■ Problem details: Exactly retype the lines from the one containing "Emit a web page" through the one containing "['unternehmen', 'Unternehmen', 'Unternehmen'];"; both ends count, pictures do not.

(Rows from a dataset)
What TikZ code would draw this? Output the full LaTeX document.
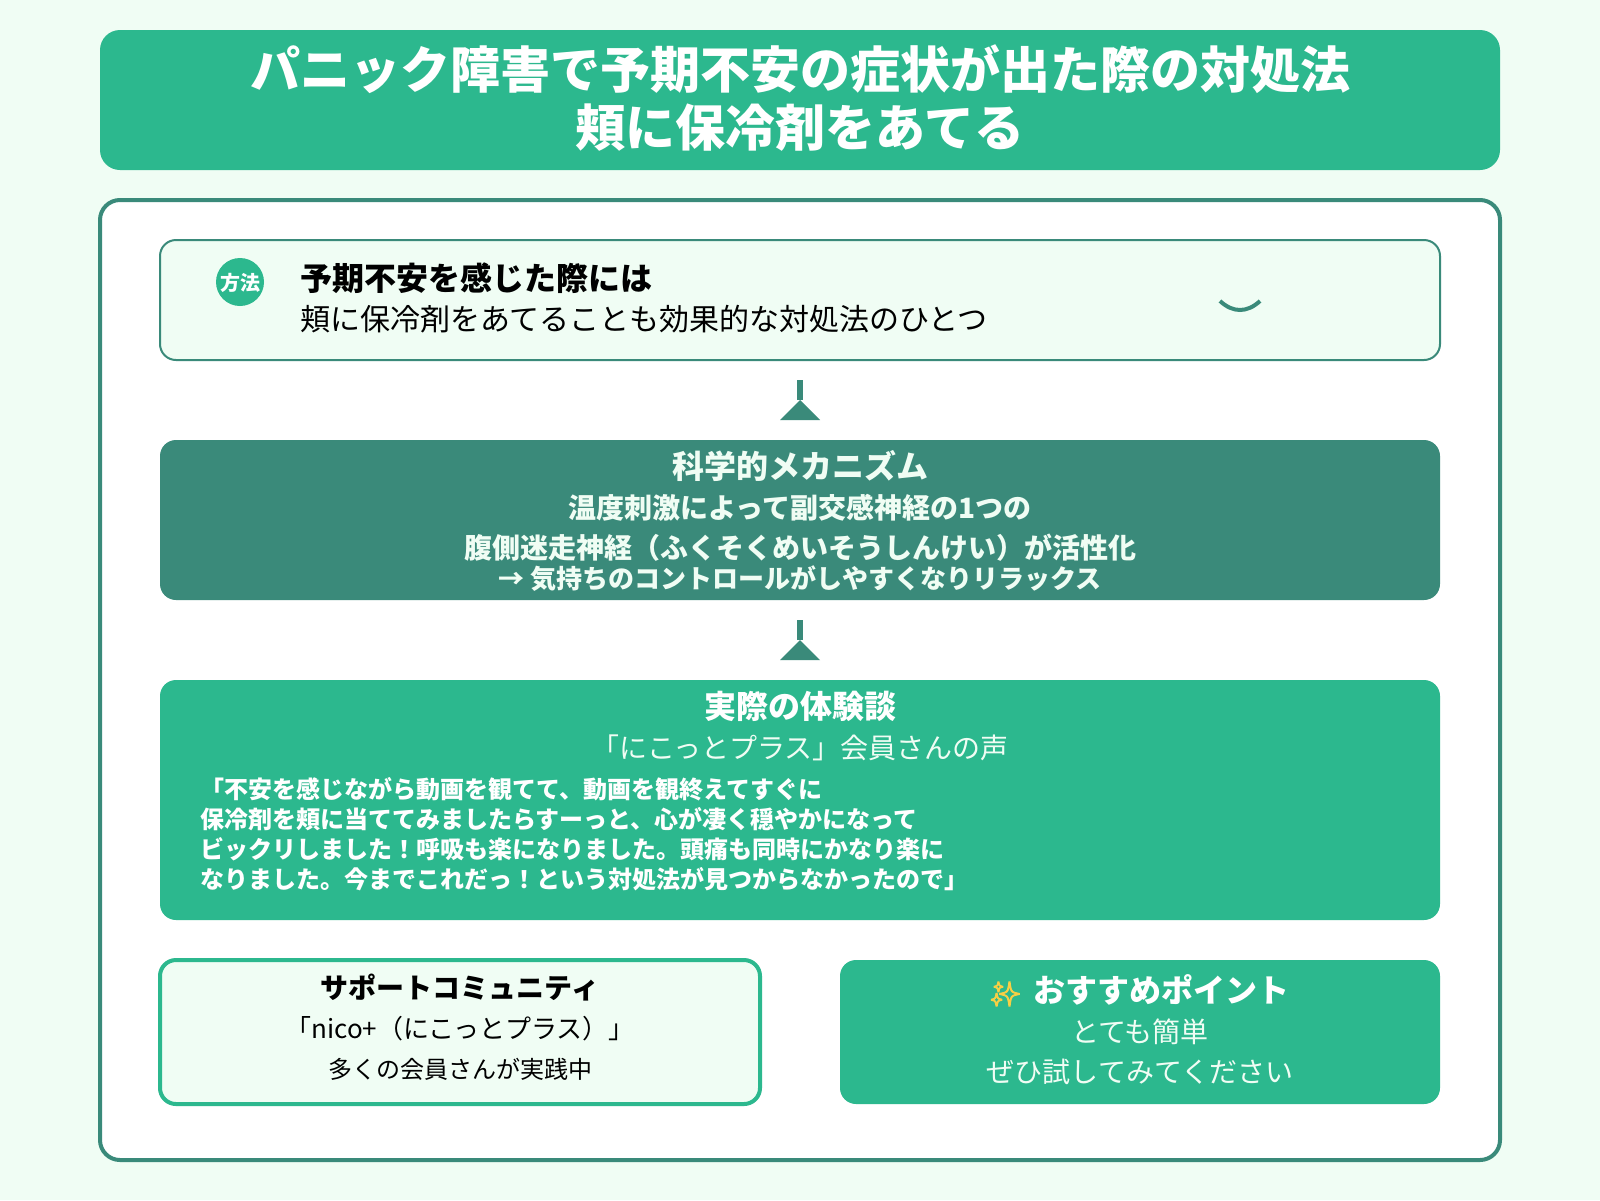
\documentclass[tikz,border=0pt]{standalone}
\usepackage{fontspec}
\setmainfont{Noto Sans CJK JP}
\newfontfamily\emojifont[FakeBold=4]{Noto Emoji}
\definecolor{pagebg}{HTML}{F0FDF4}
\definecolor{leafgreen}{HTML}{2CB88E}
\definecolor{deepgreen}{HTML}{3A8A7A}
\definecolor{sparkle}{HTML}{F7CF45}
\tikzset{
	box/.style={inner sep=0pt,outer sep=0pt,rounded corners=#1},
	plain/.style={inner sep=0pt,text height=0.88*#1 pt,text depth=0.12*#1 pt,font=\fontsize{#1}{#1}\selectfont},
	heavy/.style={inner sep=0pt,text height=0.88*#1 pt,text depth=0.12*#1 pt,font=\bfseries\fontsize{#1}{#1}\selectfont},
	flowstem/.style={deepgreen,line width=3pt},
	flowhead/.style={fill=deepgreen}
}

\begin{document}
\begin{tikzpicture}[x=0.5pt,y=-0.5pt]
	\useasboundingbox (0,0) rectangle (1600,1200);
	\fill [pagebg] (0,0) rectangle (1600,1200);
	% header
	\node (header) [box=10pt,fill=leafgreen,minimum width=700pt,minimum height=70pt] at (800,100) {};
	\node (title1) [heavy=25,text=white] at (800,69) {パニック障害で予期不安の症状が出た際の対処法};
	\node (title2) [heavy=25,text=white] at (800,127) {頬に保冷剤をあてる};
	% panel
	\node (panel) [box=10pt,draw=deepgreen,line width=2pt,fill=white,minimum width=700pt,minimum height=480pt] at (800,680) {};
	% method
	\node (method) [box=8pt,draw=deepgreen,line width=1pt,fill=pagebg,minimum width=640pt,minimum height=60pt] at (800,300) {};
	\node (badge) [circle,fill=leafgreen,minimum size=24pt,inner sep=0pt] at (240,282) {};
	\node (badgetxt) [heavy=10,text=white] at (240,283) {方法};
	\node (method1) [heavy=16,anchor=west] at (300,278) {予期不安を感じた際には};
	\node (method2) [plain=15,anchor=west] at (300,319) {頬に保冷剤をあてることも効果的な対処法のひとつ};
	\coordinate (smileL) at (1220,301);
	\coordinate (smileR) at (1260,301);
	\draw [deepgreen,line width=2pt] (smileL) .. controls (1233,313) and (1247,313) .. (smileR);
	% mechanism
	\node (mech) [box=8pt,fill=deepgreen,minimum width=640pt,minimum height=80pt] at (800,520) {};
	\node (mech1) [heavy=16,text=pagebg] at (800,466) {科学的メカニズム};
	\node (mech2) [heavy=14,text=pagebg] at (800,508) {温度刺激によって副交感神経の1つの};
	\node (mech3) [heavy=14,text=pagebg] at (800,548) {腹側迷走神経（ふくそくめいそうしんけい）が活性化};
	\node (mech4) [heavy=13,text=pagebg] at (800,579) {→ 気持ちのコントロールがしやすくなりリラックス};
	% voice
	\node (voice) [box=8pt,fill=leafgreen,minimum width=640pt,minimum height=120pt] at (800,800) {};
	\node (voice1) [heavy=16,text=white] at (800,706) {実際の体験談};
	\node (voice2) [plain=14,text=pagebg] at (800,748) {「にこっとプラス」会員さんの声};
	\node (quote1) [heavy=12,text=white,anchor=west] at (200,789) {「不安を感じながら動画を観てて、動画を観終えてすぐに};
	\node (quote2) [heavy=12,text=white,anchor=west] at (200,819) {保冷剤を頬に当ててみましたらすーっと、心が凄く穏やかになって};
	\node (quote3) [heavy=12,text=white,anchor=west] at (200,849) {ビックリしました！呼吸も楽になりました。頭痛も同時にかなり楽に};
	\node (quote4) [heavy=12,text=white,anchor=west] at (200,879) {なりました。今までこれだっ！という対処法が見つからなかったので」};
	% support
	\node (support) [box=8pt,draw=leafgreen,line width=2pt,fill=pagebg,minimum width=300pt,minimum height=72pt] at (460,1032) {};
	\node (support1) [heavy=14] at (460,988) {サポートコミュニティ};
	\node (support2) [plain=13] at (460,1029) {「nico+（にこっとプラス）」};
	\node (support3) [plain=12] at (460,1069) {多くの会員さんが実践中};
	% recommend
	\node (recommend) [box=8pt,fill=leafgreen,minimum width=300pt,minimum height=72pt] at (1140,1032) {};
	\node (recommend1) [heavy=16,text=white] at (1140,990) {{\emojifont\fontsize{12}{12}\selectfont\textcolor{sparkle}{✨}}\kern3pt{} おすすめポイント};
	\node (recommend2) [plain=14,text=pagebg] at (1140,1032) {とても簡単};
	\node (recommend3) [plain=14,text=pagebg] at (1140,1072) {ぜひ試してみてください};
	% arrows
	\draw [flowstem,shorten <=10pt,shorten >=20pt] (method.south) -- (mech.north);
	\fill [flowhead] (780,420) -- (800,400) -- (820,420) -- cycle;
	\draw [flowstem,shorten <=10pt,shorten >=20pt] (mech.south) -- (voice.north);
	\fill [flowhead] (780,660) -- (800,640) -- (820,660) -- cycle;
\end{tikzpicture}
\end{document}
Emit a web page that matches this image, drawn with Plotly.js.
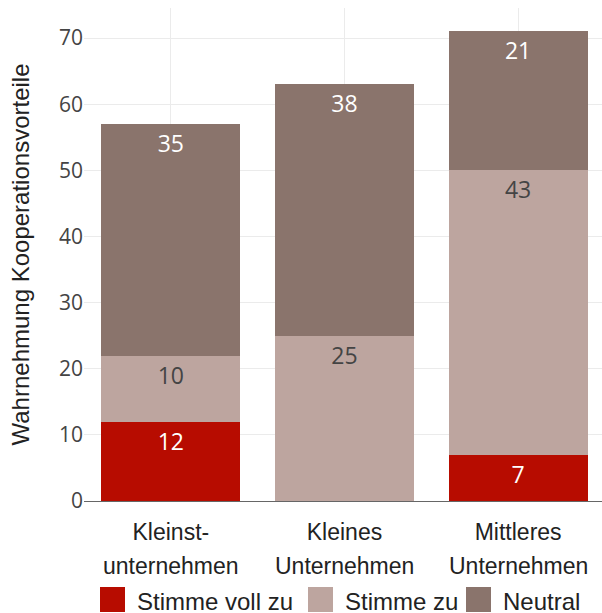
<!DOCTYPE html>
<html>
<head>
<meta charset="utf-8">
<script src="https://cdn.plot.ly/plotly-3.0.1.min.js"></script>
<style>
  html, body { margin: 0; padding: 0; background: #fff; }
  #chart { width: 602px; height: 613px; }
</style>
</head>
<body>
<div id="chart"></div>
<script>
// Categories (two-line labels)
const categories = ['Kleinst', 'Kleines', 'Mittleres'];
const labelLine1 = ['Kleinst-', 'Kleines', 'Mittleres'];
const labelLine2 = ['unternehmen', 'Unternehmen', 'Unternehmen'];

// Series values (stacked bottom to top)
const seriesNames = ['Stimme voll zu', 'Stimme zu', 'Neutral'];
const stimmeVollZu = [12, 0, 7];
const stimmeZu = [10, 25, 43];
const neutral = [35, 38, 21];

const seriesColors = ['#b70c00', '#bda59f', '#8a746c'];
const labelColors = ['#ffffff', '#444444', '#ffffff'];

const yTicks = [0, 10, 20, 30, 40, 50, 60, 70];

const SANS = 'Liberation Sans, Arial, sans-serif';

// Figure geometry (pixels)
const W = 602, H = 613;
const M = { l: 84, r: 0, t: 8, b: 112 };
const plotW = W - M.l - M.r, plotH = H - M.t - M.b;
const px2x = px => (px - M.l) / plotW;
const px2y = py => (H - M.b - py) / plotH;

const allSeries = [stimmeVollZu, stimmeZu, neutral];
const traces = allSeries.map((vals, i) => ({
  type: 'bar',
  name: seriesNames[i],
  x: categories,
  y: vals,
  text: vals.map(v => (v > 0 ? String(v) : '')),
  textposition: 'inside',
  insidetextanchor: 'end',
  textfont: { family: 'Open Sans', size: 23, color: labelColors[i] },
  marker: { color: seriesColors[i], line: { width: 0 } },
  hoverinfo: 'x+y+name',
  showlegend: false
}));

const totals = categories.map((_, j) => allSeries.reduce((s, arr) => s + arr[j], 0));
const yMax = Math.max(...totals) * 1.05;

// Second line of category labels
const annotations = categories.map((c, j) => ({
  x: c, xref: 'x',
  y: px2y(566), yref: 'paper',
  yanchor: 'middle', xanchor: 'center',
  text: labelLine2[j],
  showarrow: false,
  font: { family: SANS, size: 23, color: '#222222' }
}));

// Legend row drawn underneath the axis
const legendSwatchX = [100, 308, 466];
const swatch = 25;
const legendTop = 587;
const shapes = seriesNames.map((n, i) => ({
  type: 'rect', xref: 'paper', yref: 'paper',
  x0: px2x(legendSwatchX[i]), x1: px2x(legendSwatchX[i] + swatch),
  y0: px2y(legendTop), y1: px2y(legendTop + swatch),
  fillcolor: seriesColors[i], line: { width: 0 }
}));
seriesNames.forEach((n, i) => {
  annotations.push({
    x: px2x(legendSwatchX[i] + swatch + 10), xref: 'paper',
    y: px2y(legendTop + 14), yref: 'paper',
    xanchor: 'left', yanchor: 'middle',
    text: n, showarrow: false,
    font: { family: SANS, size: 24, color: '#222222' }
  });
});

const layout = {
  width: W, height: H,
  margin: M,
  barmode: 'stack',
  bargap: 0.2,
  paper_bgcolor: '#ffffff',
  plot_bgcolor: '#ffffff',
  showlegend: false,
  xaxis: {
    type: 'category',
    tickvals: categories,
    ticktext: labelLine1,
    range: [-0.5, 2.483],
    showgrid: true, gridcolor: '#ebebeb', gridwidth: 1,
    showline: true, linecolor: '#666666', linewidth: 1,
    ticks: '',
    ticklabelstandoff: 10,
    tickfont: { family: SANS, size: 23, color: '#222222' },
    fixedrange: true
  },
  yaxis: {
    range: [0, yMax],
    tickvals: yTicks,
    showgrid: true, gridcolor: '#ebebeb', gridwidth: 1,
    zeroline: false,
    ticks: '',
    tickfont: { family: 'Open Sans', size: 21, color: '#444444' },
    title: {
      text: 'Wahrnehmung Kooperationsvorteile',
      font: { family: SANS, size: 24, color: '#222222' },
      standoff: 22
    },
    fixedrange: true
  },
  shapes: shapes,
  annotations: annotations
};

Plotly.newPlot('chart', traces, layout, { displayModeBar: false, staticPlot: true });
</script>
</body>
</html>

■ Answer for this exercise:
Emit a web page that matches this image, drawn with Plotly.js.
<!DOCTYPE html>
<html>
<head>
<meta charset="utf-8">
<script src="https://cdn.plot.ly/plotly-3.0.1.min.js"></script>
<style>
  html, body { margin: 0; padding: 0; background: #fff; }
  #chart { width: 602px; height: 613px; }
</style>
</head>
<body>
<div id="chart"></div>
<script>
// Categories (two-line labels)
const categories = ['Kleinst', 'Kleines', 'Mittleres'];
const labelLine1 = ['Kleinst-', 'Kleines', 'Mittleres'];
const labelLine2 = ['unternehmen', 'Unternehmen', 'Unternehmen'];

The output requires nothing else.